Well, I was still very sleepy when I decided to terminate that recovery...by power shut down.
So power up: "BOOTMGR is Missing Press Crtl-Alt-Del to restart"
I went through F11 system recovery to try and see if I can still recover, but no luck, later i tried some steps in cmd window:

bootrec/fixmbr
bootrec/fixboot
bootrec/rebuildbcd
bootrec/scanos
got error says I have zero OS installed!

Bcdboot c:\windows also give me failure when attempting to copy boot files

I restarted, try and try again, but now it won't even let me into system recovery says "BOOTMGR is missing" now I can't even access my command to try some recovery without totally deleting my files.... I tried burning a win7 ultimate iso to a DVD and try boot from there but it says no OS system found.

My computer is HP touchsmart with switchable graphic, HP has a recovery partition that can restore my computer but I don't know how to access it now. Can't get pass the screen of BOOTMGR is missing...

I learn my lesson don't touch computer til im fully sober. I may have done the DVD bootable wrong. And now I NEED EXPERT HELP! MY NOVICE SKILL HAS TAKEN ME NO WHERE, PLEASE EXPERTS REPLY WITH INSTRUCTIONS..........

My original system is win 7 home premium 64x, but all I have at my disposal is a copy of win 7 ultimate 64x.
Some specs of my computer:
HP touchsmart with switchable graphic, intel i5 and ATI mobility
Only has one OS: Windows 7 Home premium 64x
Has HP recovery partition, and 300GB of other space.
have this InsydeH20 Setup Utility Rev. 3.5 and currently all I can do is do some random scans.. Primary hard disk self test, and then memory test, I don't expect to see any problems since I have this done with in the HP system recovery environment..
 


Last edited:
I tried data rescue in gparted for C drive, but it gives this error: Command Gpart was not found. "This feature uses gpart. Please install gpart and try again"
 


I will try to address some of your questions in the last few posts.

The files on the Desktop should be located in the Users\YourUser\Desktop folder.

If you have saved the files you want to keep, you can do a factory re-image and it will put your system back to the factory basic. I am not sure what any other type recovery might do. Too bad you do not have a backup image you made.

Gparted should run just fine. It says it has a capability to recover data, so if you want to try before you do a factory restore, it probably would not hurt, but I have never tried it, so not sure what any error messages might mean. Possibly the fact it is an NTFS partition will mess up GParted. But did you get Gparted to run from the Ubuntu desktop?
 


Yes I was able to get the Gparted to run, but once I selected data rescue it gives me that error.
 


I found this site about reinstalling if you can't get the F11 recovery process to work. It mentions that using the recovery media will try to repair the recovery partition, but will go ahead without it if necessary.
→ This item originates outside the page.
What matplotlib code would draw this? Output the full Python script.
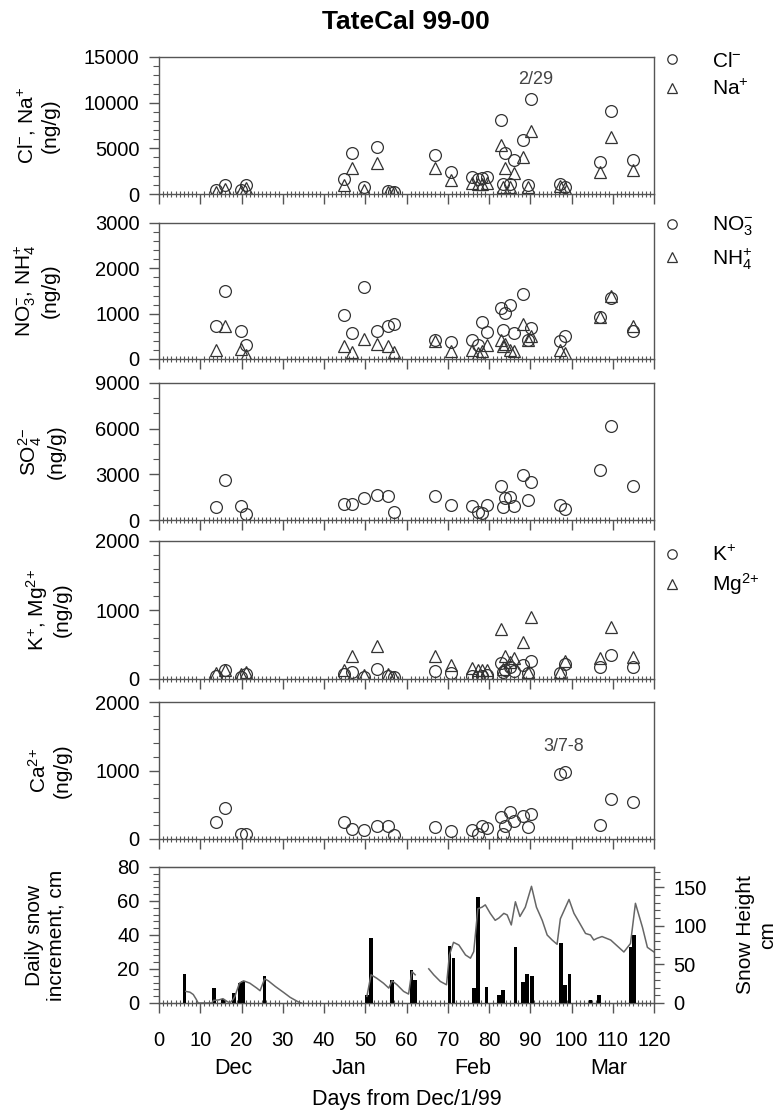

I suppose cancelling a recovery operation may have ended up causing unusual problems.

Link Removed - Invalid URL

Have you concluded that some of your files were missing, like the Users directory or something else?

The only other thing I could suggest is to run a Chkdsk on your drive. You should be able to do that from the command prompt. Maybe it will recover something.